How has the COVID-19 pandemic made this past summer unlike any other in your life? When you're a grown up, what do you think you'll remember about summer 2020?” 


"This summer was different from any other summer because I stayed home with mom.”
– Kindergartener, The Historic Samuel Coleridge-Taylor Elementary

“I am going to tell my kids that my summer was spent in quarantine in the house so they better not complain about being bored!”
– 11th grader, Renaissance Academy High School

"I was supposed to start a football league
and it got cancelled, so hopefully it starts
in the Spring."
– male student, Renaissance Academy High School

“I miss being in the school and being able
to see everyone.”
– female student, Renaissance Academy High School


Please keep an eye out for November's question-"What are you most thankful for as Thanksgiving nears? How will you try to make this year's celebration extra special?"
Express Your Voice: Voting in Maryland

The State of Maryland has a featured "MD VOTES" secure website with all pertinent dates & deadlines
If you've been living under a rock, perhaps you've missed that an important election is less than a month away?
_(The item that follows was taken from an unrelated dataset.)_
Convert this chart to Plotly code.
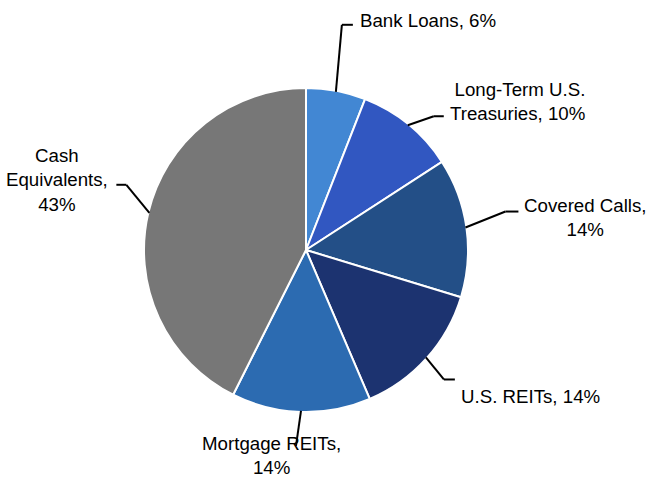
import math
import plotly.graph_objects as go

labels = ["Bank Loans", "Long-Term U.S. Treasuries", "Covered Calls", "U.S. REITs",
          "Mortgage REITs", "Cash Equivalents"]
values = [6, 10, 14, 14, 14, 43]
label_text = ["Bank Loans, 6%", "Long-Term U.S.<br>Treasuries, 10%", "Covered Calls,<br>14%",
              "U.S. REITs, 14%", "Mortgage REITs,<br>14%", "Cash<br>Equivalents,<br>43%"]
colors = ["#4287D3", "#3157C1", "#234F87", "#1C3370", "#2C6BB1", "#777777"]

W, H = 646, 479
cx, cy, R = 306, 250, 162

# leader-line layout (pixels): elbow offset from slice edge, horizontal tail, text offset, anchors
elbow_off = [(6, -67), (26, -9), (40, -16), (18, 22), (-5, 35), (-23, -28)]
tail = [11, 10, 13, 11, 0, -10]
txt_off = [(5, -4), (4, -15), (4, 6), (4, 17), (-24, 10), (-6, -5)]
anchors = ["left", "left", "left", "left", "center", "right"]
aligns = ["left", "right", "center", "left", "center", "center"]

def px(x, y):
    return x / W, 1 - y / H

fig = go.Figure(go.Pie(
    labels=labels, values=values, sort=False, direction="clockwise", rotation=0,
    marker=dict(colors=colors, line=dict(color="white", width=2)),
    textinfo="none", hoverinfo="label+value", showlegend=False,
    domain=dict(x=[(cx - R) / W, (cx + R) / W], y=[1 - (cy + R) / H, 1 - (cy - R) / H]),
))

total = sum(values)
cum = 0
shapes, annos = [], []
for i, v in enumerate(values):
    mid = (cum + v / 2) / total * 2 * math.pi
    cum += v
    sx, sy = math.sin(mid), -math.cos(mid)
    e = (cx + (R - 1) * sx, cy + (R - 1) * sy)
    b = (e[0] + elbow_off[i][0], e[1] + elbow_off[i][1])
    t = (b[0] + tail[i], b[1])
    for p, q in [(e, b), (b, t)]:
        if p == q:
            continue
        x0, y0 = px(*p)
        x1, y1 = px(*q)
        shapes.append(dict(type="line", xref="paper", yref="paper", x0=x0, y0=y0, x1=x1, y1=y1,
                           line=dict(color="black", width=2)))
    ax, ay = px(t[0] + txt_off[i][0], t[1] + txt_off[i][1])
    annos.append(dict(x=ax, y=ay, xref="paper", yref="paper", text=label_text[i], showarrow=False,
                      xanchor=anchors[i], yanchor="middle", align=aligns[i],
                      font=dict(size=18.7, color="black", family="Liberation Sans, Arial, sans-serif")))

fig.update_layout(width=W, height=H, margin=dict(l=0, r=0, t=0, b=0),
                  paper_bgcolor="white", plot_bgcolor="white",
                  shapes=shapes, annotations=annos)
fig.write_html("out.html", config={"displayModeBar": False},
               post_script="document.body.style.margin='0';document.body.style.overflow='hidden';")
Seriously though, since so many people are choosing to vote by mail, recommendations have gone out advising people to register and vote as early as possible.

For your convenience, we're sharing the official link to the Maryland State Board of Elections including their information on how to Register to Vote (deadline October 13); Request a Mail-in Ballot (must be received by October 20), Vote by Mail (mail-in ballot): how to Vote during Early Voting (October 26 through November 2); how to Vote on Election Day (November 3), plus how to look up your own voter registration and info, and much more. Thanks for exercising your right!